Im-Expertenpool: Mobilität : E-Mobilität: Akteure müssen Gang zulegen

Seit der industriellen Revolution im 19. Jahrhundert nimmt die Elektrizität eine zentrale Rolle im Leben der Menschen ein. So manche können sich vielleicht noch daran erinnern, wie ihre Höfe oder Dörfer in den 50er und 60er Jahren erstmals ans öffentliche Stromnetz angeschlossen wurden und damit einen regelrechten Entwicklungsschub erlebten. Schon in der Urzeit des Automobils experimentierte man auch mit dem elektrischen Antrieb. Doch die Initialzündung zur Antriebswende scheint der immer bedrohlichere Klimawandel zu sein.

Klar ist: Hersteller, Zulieferer und Dienstleister in der Automobilindustrie stehen vor enormen Herausforderungen. Die Elektromobilität wird sich in allen Leitmärkten der Automobilindustrie durchsetzen und damit den Status quo grundlegend verändern. Voraussetzung dafür sind niedrigere Herstellungskosten, angemessene Reichweite und eine flächendeckende Ladeinfrastruktur. Wenn alle Paramenter der „E-Readiness“ stimmen, ist eine breite Marktdurchdringung in fünf Jahren zu erwarten. Dann wird das Elektroauto tatsächlich eine gern gewählte Alternative zu den herkömmlichen Verbrennern.
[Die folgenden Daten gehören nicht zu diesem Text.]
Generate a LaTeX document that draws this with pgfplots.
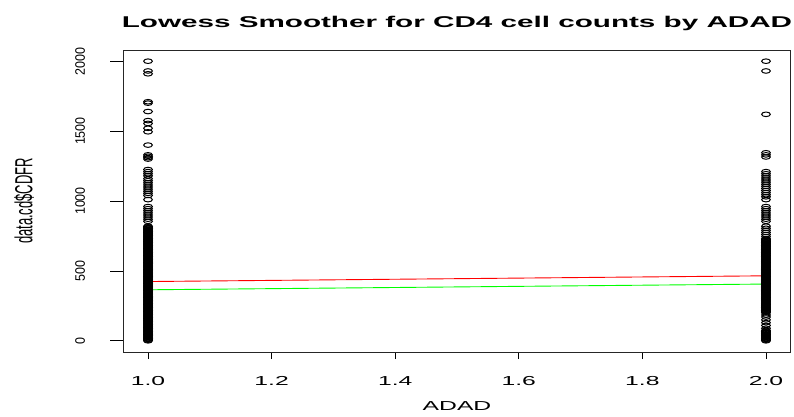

Bremshebel der Antriebswende

Neben hohen Anschaffungskosten, der mangelnden Ladesituation und fehlendem öffentlichem Engagement stellt die Batterieproduktion eine echte Herkulesaufgabe dar. Die Batterie spielt eine Schlüsselrolle beim künftigen Erfolg der E-Mobilität, vor allem wenn – durch weitere Innovationsschritte in der Produktion – die Reichweiten steigen und die Herstellungskosten sinken. Die meisten Automobilkonzerne haben sich daher bereits für eine eigene Batterieproduktion entschieden, um mögliche Abhängigkeiten zu reduzieren.

Sinkt das Leistungsniveau der Traktionsbatterie unter 20 Prozent der ursprünglichen Kraft, muss diese ausgetauscht werden. Im Durchschnitt passiert das nach acht Jahren, bei manchen Autos wie dem BMW i3 soll die Batterie (mit Nickel-Kobalt-Zellen) eine Lebensdauer von 20 Jahren haben. Danach wird die Batterie entweder einem regulären Recyclingprozess zugeführt oder für eine „Second-Life“-Anwendung aufbereitet, wo sie als Pufferspeicher eingesetzt wird. Aber die uneinheitlichen Produktionsmethoden der Hersteller erschweren ein solches System, jedes Unternehmen müsste eine eigene Second-Life-Lösung finden.

Wer die Nase vorne hat

Global gesehen ist China derzeit „Elektromotor der Automobilindustrie“, sogar der öffentliche Nahverkehr wird bereits emissionsfrei gestaltet. Bei Neuzulassungen von E-Autos ist Österreich in Europa Vorreiter. Mit einer Zunahme von 128,2 Prozent von 2015 auf 2016 verzeichnet die Alpenrepublik in Relation zur Einwohnerzahl dreimal mehr Neuzulassungen als im EU-Durchschnitt und sogar viermal mehr als Deutschland. Gesamt gesehen ist der Marktanteil weltweit wachsend, aber nach wie vor auf sehr niedrigem Level. Einzige Ausnahme ist Norwegen, wo 2016 mehr Tesla S Limousinen als Mercedes-Benz-S-Klasse-Modelle verkauft wurden. E-Fahrzeuge haben hier einen Marktanteil von 29 Prozent, in den Niederlanden auf Platz zwei sind es nur mehr 2,4 Prozent.

Die Zeit der Ankündigungen ist also bereits vorüber, ein Durchbruch der Elektromobilität zeichnet sich ab. Freilich ist diese Trendwende in den Autohäusern noch nicht sichtbar, aber die Strategien und laufenden Umsetzungsprojekte der Automobilindustrie zeigen – die Marktvorbereitungsphase hat einen Gang zugelegt. Von Herstellern und Zulieferanten sind nun Kreativität und schnelles Handeln gefragt. Denn schärfere Grenzwerte für Emissionen und das schlechte Image der Verbrennungsmotoren sind ein zusätzlicher Ansporn für die Umstellung auf alternative umweltfreundliche Antriebsarten.